Kwinana and Rockingham are the latest communities to tackle elder abuse as part of an arts project known as the Purple Road.
Residents, directly or indirectly affected by elder abuse, have been urged to contribute to the project by attaching crocheted flowers onto a piece of fabric to create the ‘road’.
The project was first established in 2015 by volunteers from the Older People’s Peer Education Scheme, a partnership between the Northern Suburbs Community Legal Centre and SCALES Community Legal Centre.
NSCLC manager Karen Merrin said the abuse the centre dealt with was focused on elder people being taken advantage of by family, friends or carers behind closed doors, and started the project to make people aware of this type of abuse.
“We started doing them around the table at lunchtime, but we were all very busy so it ended up in a cupboard,” she said.
“Then when we applied for this funding, the Older People’s Peer Education Scheme. We trained the educators and they were looking for something to connect them to their communities.
“They wanted a tool and they discovered that we had started this and off they went, that’s how it’s grown.”
In 2015-16, the National Elder Annual Report showed more than 37 per cent of elder abuse cases were of a financial nature while 36 per cent of cases were psychological.

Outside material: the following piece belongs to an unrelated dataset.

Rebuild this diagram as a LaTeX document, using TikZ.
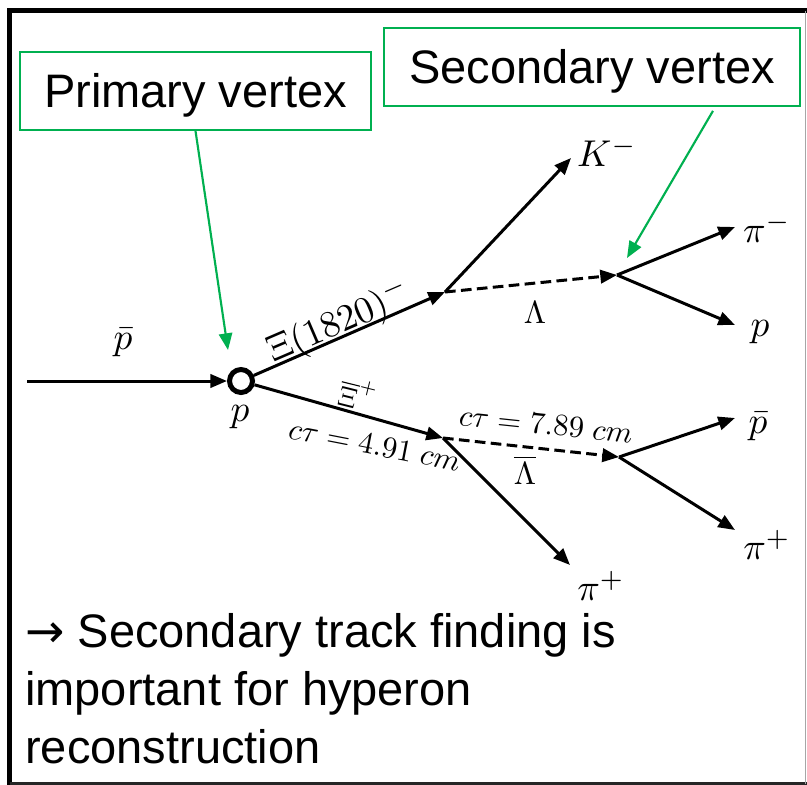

The Purple Road has acted as an awareness campaign to educate people on the risks of elder abuse and provide strategies to prevent the issue through art, with each flower representing someone’s story.
The project has already been a success in some local government areas including Joondalup, Stirling and Wanneroo, while work on the second road is currently underway.
In 2014, Advocare launched a State Government funded elder abuse hotline which received more than 500 calls in its first year.
Advocare acting chief executive officer Deborah Costello said elder abuse often remained hidden because older people were worried about the impact legal action might have on family relationships.
“It’s hard for an older person to know what are their actual options and how far can they take things,” she said.
“We don’t often hear about these things until a lot of damage and harm has already been done.”
A study by the University of Western Australia showed one in 20 older people in the state would experience some form of abuse.
While there is recognition of the need for systematic research there is limited nationwide data on elder abuse, according to the Australian Institute of Family Studies.
Ms Costello said elder abuse was an under-researched area compared to other forms of abuse.
“What we’d like to see happen is a national, rigorous, prevalent study done, because at the moment no agency can really say how common elder abuse actually is,” she said.
“This is a really difficult topic to talk about so I think what this group of people have done is found a way to bring a really sensitive topic to the surface.
“You need local community action like this and you also need the government to step in and provide funding and develop programs.”
Along with the Purple Road, a project kit is set to be developed so the OPPES program can be rolled out across the state.
WA Seniors and Ageing Minister Mick Murray said the Purple Road was a powerful visual to start the discussion about elder abuse.
“Offering Western Australians the opportunity to talk about a hidden topic through a creative medium helps people open up and destigmatise a very private issue,” he said.
“Elder abuse is a complex issue that needs to be addressed by the entire community.”
Ms Merrin said she hoped the project would extend beyond the five local government areas the NSCLC is working in.
“We just hope to keep this growing and hopefully in the long term we’ll be able to use it as a big tool,” she said.
“We’d like to take it to the rest of Western Australia and probably Australia.”